'Mascletà' del verano
De todas las bombas que han estallado este verano, y de las que todavía lo harán en lo que resta de estación -Hirochirac puede apretar el botón de su maletín nuclear en cualquier momento-, las enviadas por la OTAN a los serbios son las unicas justificables para un demócrata. Autores de los más horribles crímenes masivos cometidos a cielo abierto en Europa desde el final de la II Guerra Mundial, las milicias fascistas de Karadzíc y MIadic se lo habían ganado a pulso. Dios sabe que, en contra de la opinión de mucha gente nada sospechosa de belicismo, la OTAN se había hecho rogar. Ni los fusilamientos de hombres, violaciones de mujeres, destripamientos de niños y expulsión de ancianos de la toma de Srebrenica y Zepa habían logrado sacar a los dirigentes occidentales de su timorato sopor. Pero la matanza del otro día en el mercado de Sarajevo fue algo que ni nuestros encallecidos líderes pudieron soportar.Las bombas lanzadas por los aviones de la OTAN obedecían a una buena causa -pararles los pies a los más brutales activistas de la pureza étnica del Viejo Continente- y tenían el visto bueno de la comunidad internacional, o al menos, de la parte de ella que se reclama de la convivencia pacífica de gentes de distinta raza, lengua, religión y opinión política en un marco de libertad y respeto a los derechos humanos. Es duro tener que aceptar que la defensa de esos valores obliga a veces a recurrir a la violencia, así que tampoco se trata de alborozarse por el castigo sufrido por los serbios. La diferencia entre un demócrata obligado a emplear los puños y un fascista que está deseando usarlos es que el primero no se relame viendo la sangre de su enemigo mientras que el segundo disfruta ante el espectáculo del dolor y la muerte ajenos.
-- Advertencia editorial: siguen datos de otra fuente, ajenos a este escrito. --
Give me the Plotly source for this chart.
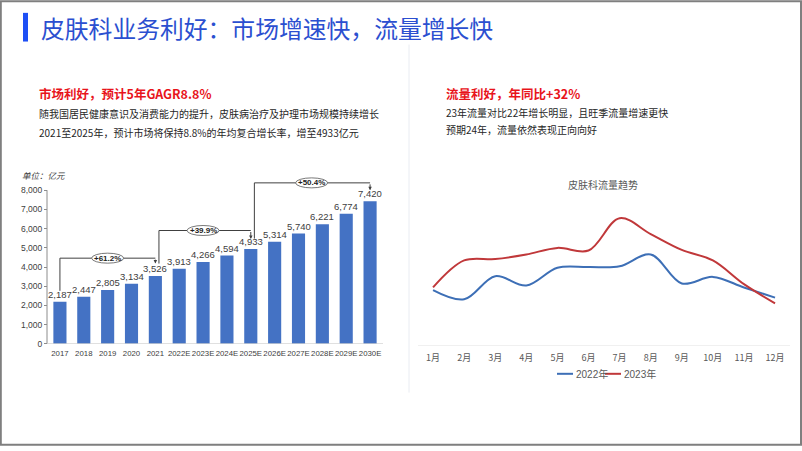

A los serbios se les ha aplicado el coscorrón que Voltaire decía que había que emplear contra los intolerantes, y ya se sabe que cuando uno propina un coscorrón también sufre en los nudillos propios. El campo de los demócratas ha tenido que pagar un elevado precio en sangre por recordarles a los serbios uno de los criterios más elementales de la vida civilízada: que no se disparan proyectiles contra gente que va a hacer sus compras al mercado.
Pero las bombas lanzadas por la OTAN no han sido, ni mucho menos, las únicas del verano. Diversos lugares del planeta han sido sacudidos por una traca activada por grupos, movimientos o países que comparten el entusiasmo por el empleo de la violencia al servicio de causas de reforzamiento reaccionario de viejas identidades étnicas, nacionales o religiosas. La granada lanzada contra el mercado de Sarajevo fue una fechoría de los partidarios de una Gran Serbia étnicamente pura. El artefacto que reventó un autobús de línea en Jerusalén fue obra de los integristas de Hamás, que sueñan con convertir la Ciudad Santa en la capital de una república islámica. El argelino Grupo Islámico Armado es el principal sospechoso de la colocación de petardos asesinos en París. Un comando etarra embriagado, de milenarismo vasco atentó contra una casa cuartel en La Rioja. Y la bomba atómica ensayada por China y los misiles disparados contra las cercanías de Taiwan respondían a la voluntad de enseñar los dientes de una nomenklatura posmaoísta cada día más encerrada en posiciones ultranacionalistas.
La mascletá del verano va a terminar con la explosión en Mururoa del mamotreto nuclear de Hirochirac. Es particularmente lamentable que un país miembro de la Unión Europea haga esa exhibición de chovinismo a expensas del ya muy enfermo medio ambiente del Pacífico y de todo el planeta, y de la actitud de diálogo en que debe sustentarse la convivencia universal en el siglo XXI. Quizá ello agudice esa rabia con la que un potente movimiento internacionalista se ha levantado contra la chulería del presidente francés. Los pecados de los amigos y los familiares son los que más duelen.